SET EXERCISE:
Show every line below where "seaborn" can be found.

--- DATA LINES ---

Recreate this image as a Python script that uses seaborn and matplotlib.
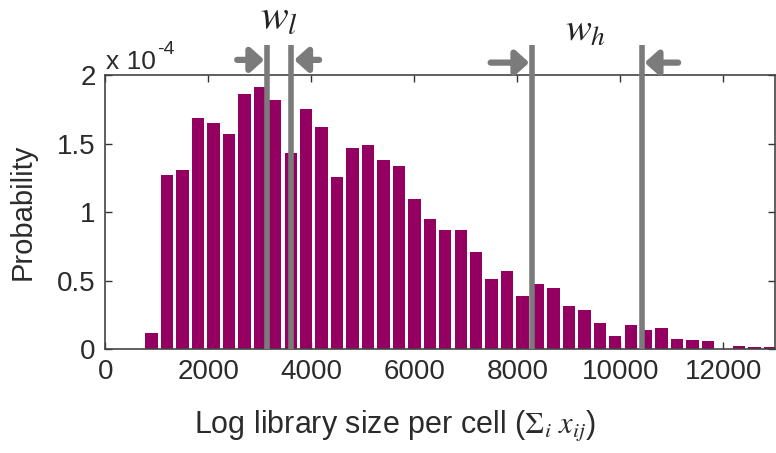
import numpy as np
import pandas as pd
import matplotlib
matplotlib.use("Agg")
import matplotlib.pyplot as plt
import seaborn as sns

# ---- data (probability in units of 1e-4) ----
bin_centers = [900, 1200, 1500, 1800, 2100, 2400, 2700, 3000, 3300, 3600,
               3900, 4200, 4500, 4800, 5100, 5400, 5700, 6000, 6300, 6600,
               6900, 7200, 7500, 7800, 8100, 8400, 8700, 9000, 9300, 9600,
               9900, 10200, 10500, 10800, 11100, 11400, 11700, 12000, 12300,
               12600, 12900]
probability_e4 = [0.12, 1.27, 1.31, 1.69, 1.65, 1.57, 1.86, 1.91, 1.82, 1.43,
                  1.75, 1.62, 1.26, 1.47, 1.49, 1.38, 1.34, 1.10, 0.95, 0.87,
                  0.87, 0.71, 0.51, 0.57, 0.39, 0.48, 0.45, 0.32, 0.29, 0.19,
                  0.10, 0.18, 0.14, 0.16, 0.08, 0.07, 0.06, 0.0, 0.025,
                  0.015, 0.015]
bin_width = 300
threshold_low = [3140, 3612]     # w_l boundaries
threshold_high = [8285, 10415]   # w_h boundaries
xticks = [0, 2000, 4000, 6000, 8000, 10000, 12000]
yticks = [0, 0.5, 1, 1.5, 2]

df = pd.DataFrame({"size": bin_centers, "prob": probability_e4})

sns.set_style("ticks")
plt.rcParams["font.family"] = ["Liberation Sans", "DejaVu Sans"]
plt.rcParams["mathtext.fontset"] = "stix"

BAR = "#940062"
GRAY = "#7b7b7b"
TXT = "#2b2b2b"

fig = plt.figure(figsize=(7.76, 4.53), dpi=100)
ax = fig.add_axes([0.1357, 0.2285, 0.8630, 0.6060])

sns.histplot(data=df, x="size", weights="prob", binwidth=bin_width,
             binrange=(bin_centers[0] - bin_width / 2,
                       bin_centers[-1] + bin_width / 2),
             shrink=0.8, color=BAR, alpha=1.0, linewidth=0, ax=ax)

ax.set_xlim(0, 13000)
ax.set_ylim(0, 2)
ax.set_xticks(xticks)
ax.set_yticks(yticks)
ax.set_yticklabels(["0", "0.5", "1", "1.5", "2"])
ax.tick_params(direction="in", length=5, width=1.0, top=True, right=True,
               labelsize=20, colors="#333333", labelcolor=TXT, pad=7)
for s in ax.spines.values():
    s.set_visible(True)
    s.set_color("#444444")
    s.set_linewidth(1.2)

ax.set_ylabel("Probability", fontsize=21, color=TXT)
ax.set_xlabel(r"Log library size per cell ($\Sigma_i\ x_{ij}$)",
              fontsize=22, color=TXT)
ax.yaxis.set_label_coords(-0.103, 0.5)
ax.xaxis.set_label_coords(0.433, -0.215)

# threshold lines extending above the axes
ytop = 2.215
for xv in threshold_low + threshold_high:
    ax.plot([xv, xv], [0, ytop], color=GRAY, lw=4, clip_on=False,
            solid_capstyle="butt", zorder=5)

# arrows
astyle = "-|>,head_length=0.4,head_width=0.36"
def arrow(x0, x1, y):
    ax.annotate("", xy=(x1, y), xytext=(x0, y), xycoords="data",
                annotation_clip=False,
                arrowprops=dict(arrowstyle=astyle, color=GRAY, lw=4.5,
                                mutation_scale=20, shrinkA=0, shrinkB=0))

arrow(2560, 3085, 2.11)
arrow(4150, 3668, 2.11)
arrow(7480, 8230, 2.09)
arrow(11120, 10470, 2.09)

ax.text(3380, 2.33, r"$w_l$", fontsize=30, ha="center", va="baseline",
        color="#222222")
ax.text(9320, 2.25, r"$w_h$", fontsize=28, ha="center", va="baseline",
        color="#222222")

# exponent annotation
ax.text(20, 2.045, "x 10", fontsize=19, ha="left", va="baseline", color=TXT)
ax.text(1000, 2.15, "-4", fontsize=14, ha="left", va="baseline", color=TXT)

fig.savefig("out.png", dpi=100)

---

TASK ANSWER:
Recreate this image as a Python script that uses seaborn and matplotlib.
import seaborn as sns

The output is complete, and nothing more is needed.